Susie Carter - Susie’s Kitchen

“Raw oysters, with their ultra-fresh ozone tang, used to be one of my favourite things to eat until I got ill at the oyster festival in Gujan Mestras a few years ago. Since then, however much I try to rekindle that love, the old enthusiasm just isn’t there. Cooked oysters, on the other hand, are a completely different story. There’s something about the smooth, creamy richness of oysters cooked in the half shell that feels absolutely decadent – perfect for dinner a deux on Valentine’s Day. Serve with plenty of crusty bread for mopping up the juices.”


Wines of the month

2001 The Glenrothes - (Speyside, Scotland) £45

And to confound all expectation, a fantastic malt whisky. Citrus spice and black cherries with a whiff of oaky vanilla from the 12 years of ageing provide a dram that bulldozes all those that say whisky and oysters don’t mix. Chosen for its wonderful length and depth, the Vintage 2001 bottled in 2012 was selected from a variety of casks to deliver soft but stimulating and conversational properties. It is hugely satisfying and an excellent match for a stuffed oyster.

2012 Albariño, Pazo de Señoráns - (Rías Baixas, Spain) £16.95

First up we have an Albariño from the frighteningly fashionable, Pazo de Señoráns in Galicia located in the north western corner of the Iberian Peninsula. This area is known as the greenest of Spain with very high rainfall and constant sea fogs rolling in over the hills, which helps the grapes to retain crisp, mouth-watering acidity that will complement the oysters extraordinarily well.

2012 Pulenta Estate, Pinot Gris - (Mendoza, Argentina) £10.45

Argentina is our next stop. The vineyards of Alto Agrelo upon the southern side of the Mendoza River to be exact, and home to some of the country’s finest wine estates. Pulenta produces a wide variety of wines and none finer than its take on Pinot Gris. An Alsatian richness greets the nose, where flowers, fruit and a hint of natural sweetness with peach and flint are all in evidence. Its secret is the high altitudes, which results in a crisp acidity allied with complex flavours - marvellous.

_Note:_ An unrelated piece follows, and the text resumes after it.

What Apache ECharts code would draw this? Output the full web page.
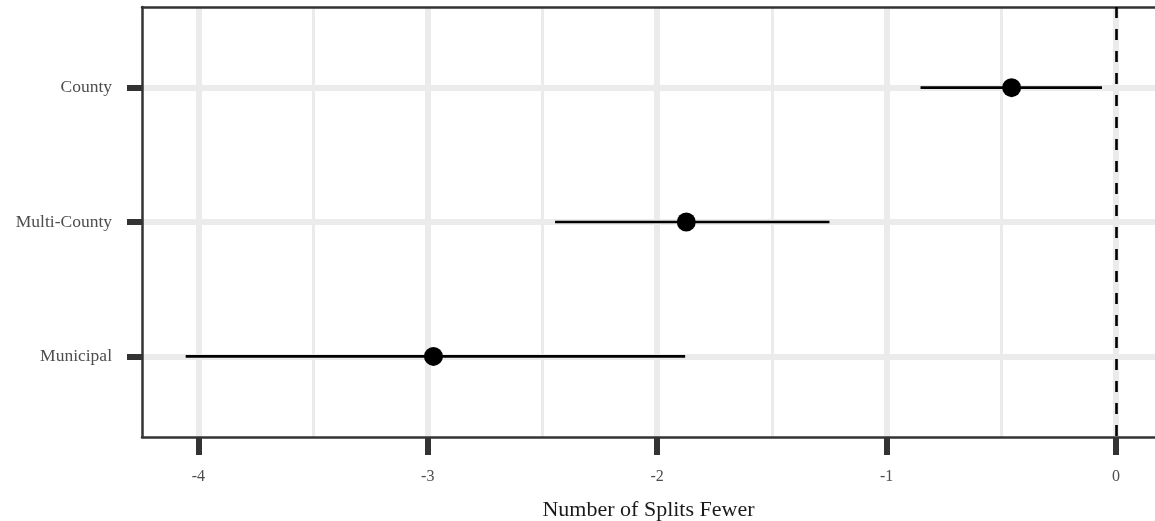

Stephen George - Berry Bros. & Rudd

“Tomes have been written on the pairing of oysters and wine and most authorities tend to agree that French Chardonnay is the safest option. However, I laugh at safe and I personally like to live life on the edge. With that in mind, spurning convention and cocking a hat at accepted wisdom, I have, in cavalier fashion, plumped for three that complement oysters oh so well and yet challenge your perceptions.”